## INPUT
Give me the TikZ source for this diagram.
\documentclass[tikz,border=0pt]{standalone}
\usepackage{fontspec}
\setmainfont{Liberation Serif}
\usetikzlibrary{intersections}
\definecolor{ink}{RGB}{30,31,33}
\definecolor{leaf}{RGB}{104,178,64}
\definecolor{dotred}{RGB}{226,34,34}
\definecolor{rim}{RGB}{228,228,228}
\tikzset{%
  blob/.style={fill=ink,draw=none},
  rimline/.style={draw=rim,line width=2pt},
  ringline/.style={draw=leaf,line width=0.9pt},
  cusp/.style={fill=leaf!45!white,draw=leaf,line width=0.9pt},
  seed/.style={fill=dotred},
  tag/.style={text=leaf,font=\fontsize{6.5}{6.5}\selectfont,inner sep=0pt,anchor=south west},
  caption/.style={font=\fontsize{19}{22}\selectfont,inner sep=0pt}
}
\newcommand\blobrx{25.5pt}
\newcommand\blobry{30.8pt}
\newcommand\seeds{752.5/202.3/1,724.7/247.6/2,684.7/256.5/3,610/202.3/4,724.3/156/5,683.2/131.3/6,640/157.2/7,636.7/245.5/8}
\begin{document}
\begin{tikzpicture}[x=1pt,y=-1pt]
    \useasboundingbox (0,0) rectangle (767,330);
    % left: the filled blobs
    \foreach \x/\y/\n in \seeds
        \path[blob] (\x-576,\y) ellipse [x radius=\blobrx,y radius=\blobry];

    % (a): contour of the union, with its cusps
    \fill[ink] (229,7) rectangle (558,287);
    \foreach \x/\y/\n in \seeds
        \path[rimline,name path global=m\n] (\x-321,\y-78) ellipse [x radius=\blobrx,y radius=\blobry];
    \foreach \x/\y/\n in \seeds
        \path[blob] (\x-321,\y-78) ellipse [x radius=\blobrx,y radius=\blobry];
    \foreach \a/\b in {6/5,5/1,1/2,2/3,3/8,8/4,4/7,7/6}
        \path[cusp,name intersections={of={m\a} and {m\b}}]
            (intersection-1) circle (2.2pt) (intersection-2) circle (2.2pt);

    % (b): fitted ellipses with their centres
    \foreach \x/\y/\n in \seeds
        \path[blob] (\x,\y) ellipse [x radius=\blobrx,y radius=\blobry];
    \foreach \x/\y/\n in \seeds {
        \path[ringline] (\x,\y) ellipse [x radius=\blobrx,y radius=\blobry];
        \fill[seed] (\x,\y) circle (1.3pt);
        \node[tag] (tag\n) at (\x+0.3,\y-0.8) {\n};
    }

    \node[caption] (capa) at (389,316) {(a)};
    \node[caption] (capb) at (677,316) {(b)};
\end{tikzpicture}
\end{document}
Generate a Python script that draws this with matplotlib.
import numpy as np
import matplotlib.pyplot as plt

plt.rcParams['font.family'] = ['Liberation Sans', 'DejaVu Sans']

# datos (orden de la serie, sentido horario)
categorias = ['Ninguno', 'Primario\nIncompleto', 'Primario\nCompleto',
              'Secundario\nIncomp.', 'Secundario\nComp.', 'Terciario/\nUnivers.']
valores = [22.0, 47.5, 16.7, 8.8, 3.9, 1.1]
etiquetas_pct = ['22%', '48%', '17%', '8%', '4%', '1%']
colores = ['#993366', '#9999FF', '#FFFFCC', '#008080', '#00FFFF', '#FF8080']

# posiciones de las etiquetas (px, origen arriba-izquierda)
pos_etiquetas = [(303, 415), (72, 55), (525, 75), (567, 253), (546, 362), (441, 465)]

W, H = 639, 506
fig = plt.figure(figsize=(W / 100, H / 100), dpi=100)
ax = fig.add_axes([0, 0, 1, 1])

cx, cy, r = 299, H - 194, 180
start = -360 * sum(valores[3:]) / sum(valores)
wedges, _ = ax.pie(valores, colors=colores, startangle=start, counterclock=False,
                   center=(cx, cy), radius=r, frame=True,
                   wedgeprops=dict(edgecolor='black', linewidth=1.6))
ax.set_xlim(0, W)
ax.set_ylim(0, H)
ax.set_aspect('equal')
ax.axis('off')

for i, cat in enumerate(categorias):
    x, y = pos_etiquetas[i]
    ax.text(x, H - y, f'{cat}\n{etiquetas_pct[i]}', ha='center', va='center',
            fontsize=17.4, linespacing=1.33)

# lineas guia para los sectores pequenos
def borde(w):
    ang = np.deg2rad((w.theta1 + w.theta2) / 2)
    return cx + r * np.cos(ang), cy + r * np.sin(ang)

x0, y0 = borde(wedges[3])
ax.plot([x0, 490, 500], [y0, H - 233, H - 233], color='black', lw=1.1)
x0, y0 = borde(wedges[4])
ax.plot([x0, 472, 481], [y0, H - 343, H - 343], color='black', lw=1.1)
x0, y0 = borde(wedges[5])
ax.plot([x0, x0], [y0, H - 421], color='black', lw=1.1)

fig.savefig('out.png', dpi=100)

## WHAT THE TASK ASKS
Transcribe only, please, the lines from the first line of the records through the line with "(intersection-1) circle (2.2pt)". Both of those lines are included.

## RESPONSE
Give me the TikZ source for this diagram.
\documentclass[tikz,border=0pt]{standalone}
\usepackage{fontspec}
\setmainfont{Liberation Serif}
\usetikzlibrary{intersections}
\definecolor{ink}{RGB}{30,31,33}
\definecolor{leaf}{RGB}{104,178,64}
\definecolor{dotred}{RGB}{226,34,34}
\definecolor{rim}{RGB}{228,228,228}
\tikzset{%
  blob/.style={fill=ink,draw=none},
  rimline/.style={draw=rim,line width=2pt},
  ringline/.style={draw=leaf,line width=0.9pt},
  cusp/.style={fill=leaf!45!white,draw=leaf,line width=0.9pt},
  seed/.style={fill=dotred},
  tag/.style={text=leaf,font=\fontsize{6.5}{6.5}\selectfont,inner sep=0pt,anchor=south west},
  caption/.style={font=\fontsize{19}{22}\selectfont,inner sep=0pt}
}
\newcommand\blobrx{25.5pt}
\newcommand\blobry{30.8pt}
\newcommand\seeds{752.5/202.3/1,724.7/247.6/2,684.7/256.5/3,610/202.3/4,724.3/156/5,683.2/131.3/6,640/157.2/7,636.7/245.5/8}
\begin{document}
\begin{tikzpicture}[x=1pt,y=-1pt]
    \useasboundingbox (0,0) rectangle (767,330);
    % left: the filled blobs
    \foreach \x/\y/\n in \seeds
        \path[blob] (\x-576,\y) ellipse [x radius=\blobrx,y radius=\blobry];

    % (a): contour of the union, with its cusps
    \fill[ink] (229,7) rectangle (558,287);
    \foreach \x/\y/\n in \seeds
        \path[rimline,name path global=m\n] (\x-321,\y-78) ellipse [x radius=\blobrx,y radius=\blobry];
    \foreach \x/\y/\n in \seeds
        \path[blob] (\x-321,\y-78) ellipse [x radius=\blobrx,y radius=\blobry];
    \foreach \a/\b in {6/5,5/1,1/2,2/3,3/8,8/4,4/7,7/6}
        \path[cusp,name intersections={of={m\a} and {m\b}}]
            (intersection-1) circle (2.2pt) (intersection-2) circle (2.2pt);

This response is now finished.